## Exercise directions
Pictures stay out of the copy. Please reproduce only the lines between the one holding "Output the LaTeX" and the one holding "(f6) at (714,168)", inclusive.

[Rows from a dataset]
####
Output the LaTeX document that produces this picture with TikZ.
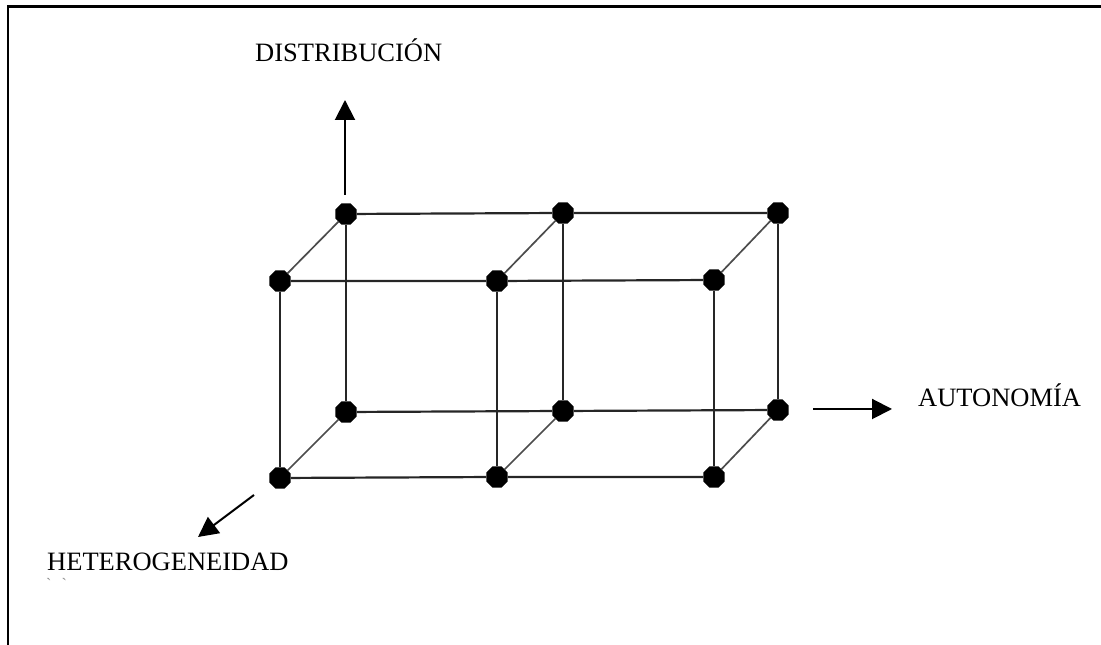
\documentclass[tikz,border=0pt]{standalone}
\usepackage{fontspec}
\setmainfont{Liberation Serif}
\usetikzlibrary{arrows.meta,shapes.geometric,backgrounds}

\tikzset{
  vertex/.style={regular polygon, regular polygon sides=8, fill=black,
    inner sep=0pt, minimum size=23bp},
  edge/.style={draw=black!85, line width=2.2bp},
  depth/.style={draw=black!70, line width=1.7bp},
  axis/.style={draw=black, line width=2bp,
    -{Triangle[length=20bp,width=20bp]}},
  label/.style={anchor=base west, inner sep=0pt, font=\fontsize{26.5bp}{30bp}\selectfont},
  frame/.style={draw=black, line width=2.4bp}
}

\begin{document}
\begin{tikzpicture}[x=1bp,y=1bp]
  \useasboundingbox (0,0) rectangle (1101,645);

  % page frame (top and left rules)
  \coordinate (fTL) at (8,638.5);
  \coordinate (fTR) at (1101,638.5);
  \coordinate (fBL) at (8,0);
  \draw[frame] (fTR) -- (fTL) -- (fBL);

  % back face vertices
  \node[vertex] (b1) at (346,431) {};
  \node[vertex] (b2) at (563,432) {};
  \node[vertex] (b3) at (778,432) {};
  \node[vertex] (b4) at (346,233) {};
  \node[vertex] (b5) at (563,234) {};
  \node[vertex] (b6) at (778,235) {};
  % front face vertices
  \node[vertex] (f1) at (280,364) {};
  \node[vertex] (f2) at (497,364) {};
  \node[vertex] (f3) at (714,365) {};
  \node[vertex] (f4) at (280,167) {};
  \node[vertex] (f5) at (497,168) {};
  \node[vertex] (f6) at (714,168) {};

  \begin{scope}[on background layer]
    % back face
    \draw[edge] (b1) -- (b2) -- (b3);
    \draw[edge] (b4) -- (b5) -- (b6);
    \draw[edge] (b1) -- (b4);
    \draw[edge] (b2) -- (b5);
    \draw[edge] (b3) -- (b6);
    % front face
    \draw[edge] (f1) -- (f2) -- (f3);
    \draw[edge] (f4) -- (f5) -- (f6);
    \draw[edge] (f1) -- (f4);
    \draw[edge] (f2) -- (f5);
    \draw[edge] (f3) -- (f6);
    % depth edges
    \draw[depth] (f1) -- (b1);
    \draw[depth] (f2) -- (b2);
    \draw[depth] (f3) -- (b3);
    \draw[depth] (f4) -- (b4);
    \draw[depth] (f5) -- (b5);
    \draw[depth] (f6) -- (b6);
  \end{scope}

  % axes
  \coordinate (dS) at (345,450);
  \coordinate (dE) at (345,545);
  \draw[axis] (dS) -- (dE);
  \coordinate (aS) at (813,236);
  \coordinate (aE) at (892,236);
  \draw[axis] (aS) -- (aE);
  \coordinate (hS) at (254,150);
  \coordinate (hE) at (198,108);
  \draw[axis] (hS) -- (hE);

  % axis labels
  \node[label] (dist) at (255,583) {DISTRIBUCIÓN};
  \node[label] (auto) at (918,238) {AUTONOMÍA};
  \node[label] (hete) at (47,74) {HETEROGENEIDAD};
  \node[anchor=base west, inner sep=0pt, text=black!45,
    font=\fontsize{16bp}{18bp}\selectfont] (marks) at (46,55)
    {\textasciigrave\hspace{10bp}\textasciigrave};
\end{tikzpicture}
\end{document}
####
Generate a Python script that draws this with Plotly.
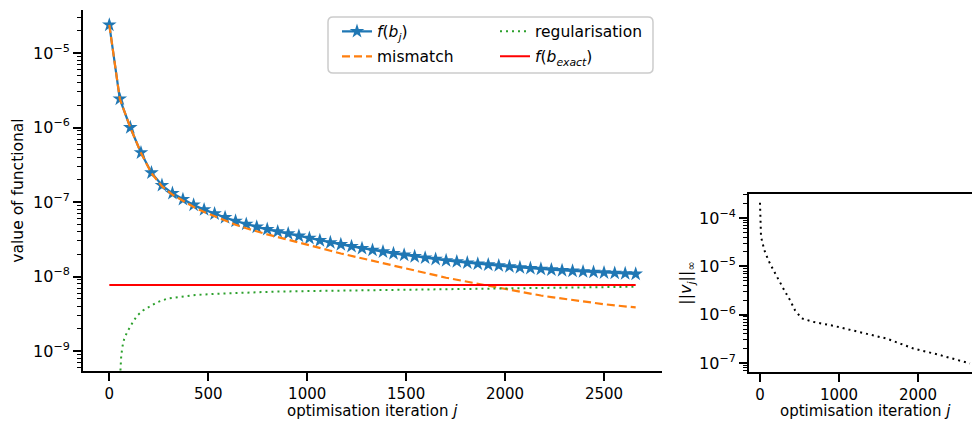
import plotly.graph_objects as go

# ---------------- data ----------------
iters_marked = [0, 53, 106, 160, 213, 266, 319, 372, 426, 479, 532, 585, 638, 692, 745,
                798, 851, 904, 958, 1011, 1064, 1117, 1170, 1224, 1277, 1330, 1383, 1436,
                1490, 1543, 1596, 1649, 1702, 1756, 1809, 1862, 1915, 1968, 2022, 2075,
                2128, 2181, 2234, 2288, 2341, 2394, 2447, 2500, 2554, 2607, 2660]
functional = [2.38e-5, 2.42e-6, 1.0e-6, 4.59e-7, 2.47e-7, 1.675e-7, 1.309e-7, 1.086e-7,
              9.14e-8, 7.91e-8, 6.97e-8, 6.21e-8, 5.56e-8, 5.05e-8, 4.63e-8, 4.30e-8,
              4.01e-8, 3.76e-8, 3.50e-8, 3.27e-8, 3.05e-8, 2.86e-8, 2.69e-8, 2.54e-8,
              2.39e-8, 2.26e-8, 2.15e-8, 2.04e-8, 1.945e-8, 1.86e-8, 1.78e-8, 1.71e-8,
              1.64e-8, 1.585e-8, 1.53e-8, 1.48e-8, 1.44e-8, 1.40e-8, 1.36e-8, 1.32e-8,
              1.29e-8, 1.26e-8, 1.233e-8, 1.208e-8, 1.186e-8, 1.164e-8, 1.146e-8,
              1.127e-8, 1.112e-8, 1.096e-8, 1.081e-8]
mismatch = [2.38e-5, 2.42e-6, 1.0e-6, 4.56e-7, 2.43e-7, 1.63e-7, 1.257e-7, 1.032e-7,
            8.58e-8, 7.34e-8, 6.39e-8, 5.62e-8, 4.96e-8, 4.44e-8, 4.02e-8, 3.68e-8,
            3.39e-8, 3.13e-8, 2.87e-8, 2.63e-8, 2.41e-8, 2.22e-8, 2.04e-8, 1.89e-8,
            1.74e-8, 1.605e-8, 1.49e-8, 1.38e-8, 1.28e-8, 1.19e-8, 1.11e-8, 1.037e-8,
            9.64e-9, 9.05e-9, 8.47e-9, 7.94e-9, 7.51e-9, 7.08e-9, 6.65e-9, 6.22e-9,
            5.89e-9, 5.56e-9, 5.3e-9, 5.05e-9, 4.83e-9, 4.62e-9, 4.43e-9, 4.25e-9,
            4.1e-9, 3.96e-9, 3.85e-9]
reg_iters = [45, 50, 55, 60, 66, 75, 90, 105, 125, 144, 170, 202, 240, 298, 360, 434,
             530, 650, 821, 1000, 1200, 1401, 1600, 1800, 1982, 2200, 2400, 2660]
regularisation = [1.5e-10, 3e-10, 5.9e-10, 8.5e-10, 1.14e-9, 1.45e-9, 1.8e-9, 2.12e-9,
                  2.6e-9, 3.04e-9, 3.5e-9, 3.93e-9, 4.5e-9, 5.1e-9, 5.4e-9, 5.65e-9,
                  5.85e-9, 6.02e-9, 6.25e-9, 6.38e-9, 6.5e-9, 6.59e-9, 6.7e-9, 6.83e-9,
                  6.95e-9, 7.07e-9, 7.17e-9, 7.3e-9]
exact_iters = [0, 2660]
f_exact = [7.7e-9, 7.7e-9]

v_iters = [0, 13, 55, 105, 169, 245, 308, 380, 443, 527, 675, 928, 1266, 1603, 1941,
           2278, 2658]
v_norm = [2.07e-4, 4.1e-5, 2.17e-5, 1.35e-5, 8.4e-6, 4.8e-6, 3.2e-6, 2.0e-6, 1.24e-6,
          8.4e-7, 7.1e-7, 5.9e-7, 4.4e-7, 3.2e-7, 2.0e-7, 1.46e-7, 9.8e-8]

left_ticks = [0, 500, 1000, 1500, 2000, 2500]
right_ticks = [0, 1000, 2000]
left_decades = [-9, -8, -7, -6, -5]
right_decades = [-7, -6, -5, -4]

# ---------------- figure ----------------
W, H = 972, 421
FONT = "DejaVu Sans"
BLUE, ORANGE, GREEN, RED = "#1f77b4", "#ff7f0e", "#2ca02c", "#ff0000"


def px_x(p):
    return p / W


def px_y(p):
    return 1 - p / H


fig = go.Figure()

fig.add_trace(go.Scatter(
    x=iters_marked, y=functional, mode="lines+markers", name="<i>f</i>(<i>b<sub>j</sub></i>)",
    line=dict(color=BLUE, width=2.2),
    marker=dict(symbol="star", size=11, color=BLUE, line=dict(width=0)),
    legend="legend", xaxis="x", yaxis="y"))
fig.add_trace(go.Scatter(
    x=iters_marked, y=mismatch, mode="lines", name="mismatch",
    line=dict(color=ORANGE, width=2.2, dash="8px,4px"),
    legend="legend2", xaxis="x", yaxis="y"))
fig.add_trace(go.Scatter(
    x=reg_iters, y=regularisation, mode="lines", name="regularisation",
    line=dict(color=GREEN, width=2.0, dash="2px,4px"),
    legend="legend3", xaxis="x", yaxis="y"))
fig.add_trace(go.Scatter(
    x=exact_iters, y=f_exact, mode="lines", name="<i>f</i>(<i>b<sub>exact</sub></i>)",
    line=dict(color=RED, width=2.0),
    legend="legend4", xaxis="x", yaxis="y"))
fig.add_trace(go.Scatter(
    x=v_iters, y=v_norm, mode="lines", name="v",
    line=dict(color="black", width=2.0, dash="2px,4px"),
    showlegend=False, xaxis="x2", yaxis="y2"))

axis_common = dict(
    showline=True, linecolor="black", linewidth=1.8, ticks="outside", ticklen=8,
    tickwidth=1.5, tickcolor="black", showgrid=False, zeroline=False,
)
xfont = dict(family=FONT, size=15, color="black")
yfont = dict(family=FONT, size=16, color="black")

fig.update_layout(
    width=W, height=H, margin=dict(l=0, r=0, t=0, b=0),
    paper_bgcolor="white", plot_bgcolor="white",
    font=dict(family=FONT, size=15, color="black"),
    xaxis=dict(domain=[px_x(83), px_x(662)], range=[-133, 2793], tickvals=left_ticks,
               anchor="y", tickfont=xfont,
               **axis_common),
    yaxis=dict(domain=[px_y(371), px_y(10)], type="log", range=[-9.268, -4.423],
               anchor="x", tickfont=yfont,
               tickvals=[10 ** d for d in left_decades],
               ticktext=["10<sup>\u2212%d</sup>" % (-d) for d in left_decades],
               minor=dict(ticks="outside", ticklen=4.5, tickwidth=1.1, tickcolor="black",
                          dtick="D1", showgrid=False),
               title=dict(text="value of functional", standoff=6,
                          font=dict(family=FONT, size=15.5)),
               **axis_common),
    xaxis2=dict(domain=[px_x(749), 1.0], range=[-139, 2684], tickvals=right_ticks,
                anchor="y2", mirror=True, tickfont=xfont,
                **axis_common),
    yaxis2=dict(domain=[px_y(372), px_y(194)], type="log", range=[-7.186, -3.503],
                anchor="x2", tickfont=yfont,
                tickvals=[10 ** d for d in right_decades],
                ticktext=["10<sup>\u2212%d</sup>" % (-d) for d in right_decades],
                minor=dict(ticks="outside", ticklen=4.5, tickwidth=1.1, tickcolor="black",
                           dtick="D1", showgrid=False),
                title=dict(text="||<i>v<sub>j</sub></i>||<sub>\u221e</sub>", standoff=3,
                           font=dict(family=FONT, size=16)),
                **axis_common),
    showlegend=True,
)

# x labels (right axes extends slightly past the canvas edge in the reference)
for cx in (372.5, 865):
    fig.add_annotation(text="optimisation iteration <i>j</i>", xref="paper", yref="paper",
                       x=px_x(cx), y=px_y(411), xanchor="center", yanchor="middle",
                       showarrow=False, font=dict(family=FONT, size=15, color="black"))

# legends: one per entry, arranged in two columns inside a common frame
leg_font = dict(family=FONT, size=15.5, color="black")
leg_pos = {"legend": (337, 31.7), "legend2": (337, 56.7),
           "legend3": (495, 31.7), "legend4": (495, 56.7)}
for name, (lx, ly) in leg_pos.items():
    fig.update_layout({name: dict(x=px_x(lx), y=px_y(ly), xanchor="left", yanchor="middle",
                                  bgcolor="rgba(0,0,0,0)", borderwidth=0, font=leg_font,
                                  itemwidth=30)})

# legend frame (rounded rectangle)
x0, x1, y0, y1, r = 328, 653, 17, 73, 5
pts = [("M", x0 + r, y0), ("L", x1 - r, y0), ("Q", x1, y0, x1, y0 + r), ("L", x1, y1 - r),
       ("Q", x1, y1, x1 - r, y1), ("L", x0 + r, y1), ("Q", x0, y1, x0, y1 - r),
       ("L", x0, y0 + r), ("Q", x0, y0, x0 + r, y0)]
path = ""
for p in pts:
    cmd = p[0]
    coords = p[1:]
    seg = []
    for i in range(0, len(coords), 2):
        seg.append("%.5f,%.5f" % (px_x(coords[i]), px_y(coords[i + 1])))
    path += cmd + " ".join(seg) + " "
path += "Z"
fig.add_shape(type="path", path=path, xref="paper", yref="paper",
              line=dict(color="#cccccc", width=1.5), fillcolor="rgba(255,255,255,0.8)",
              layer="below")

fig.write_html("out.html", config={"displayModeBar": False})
####
## Exercise output
Output the LaTeX document that produces this picture with TikZ.
\documentclass[tikz,border=0pt]{standalone}
\usepackage{fontspec}
\setmainfont{Liberation Serif}
\usetikzlibrary{arrows.meta,shapes.geometric,backgrounds}

\tikzset{
  vertex/.style={regular polygon, regular polygon sides=8, fill=black,
    inner sep=0pt, minimum size=23bp},
  edge/.style={draw=black!85, line width=2.2bp},
  depth/.style={draw=black!70, line width=1.7bp},
  axis/.style={draw=black, line width=2bp,
    -{Triangle[length=20bp,width=20bp]}},
  label/.style={anchor=base west, inner sep=0pt, font=\fontsize{26.5bp}{30bp}\selectfont},
  frame/.style={draw=black, line width=2.4bp}
}

\begin{document}
\begin{tikzpicture}[x=1bp,y=1bp]
  \useasboundingbox (0,0) rectangle (1101,645);

  % page frame (top and left rules)
  \coordinate (fTL) at (8,638.5);
  \coordinate (fTR) at (1101,638.5);
  \coordinate (fBL) at (8,0);
  \draw[frame] (fTR) -- (fTL) -- (fBL);

  % back face vertices
  \node[vertex] (b1) at (346,431) {};
  \node[vertex] (b2) at (563,432) {};
  \node[vertex] (b3) at (778,432) {};
  \node[vertex] (b4) at (346,233) {};
  \node[vertex] (b5) at (563,234) {};
  \node[vertex] (b6) at (778,235) {};
  % front face vertices
  \node[vertex] (f1) at (280,364) {};
  \node[vertex] (f2) at (497,364) {};
  \node[vertex] (f3) at (714,365) {};
  \node[vertex] (f4) at (280,167) {};
  \node[vertex] (f5) at (497,168) {};
  \node[vertex] (f6) at (714,168) {};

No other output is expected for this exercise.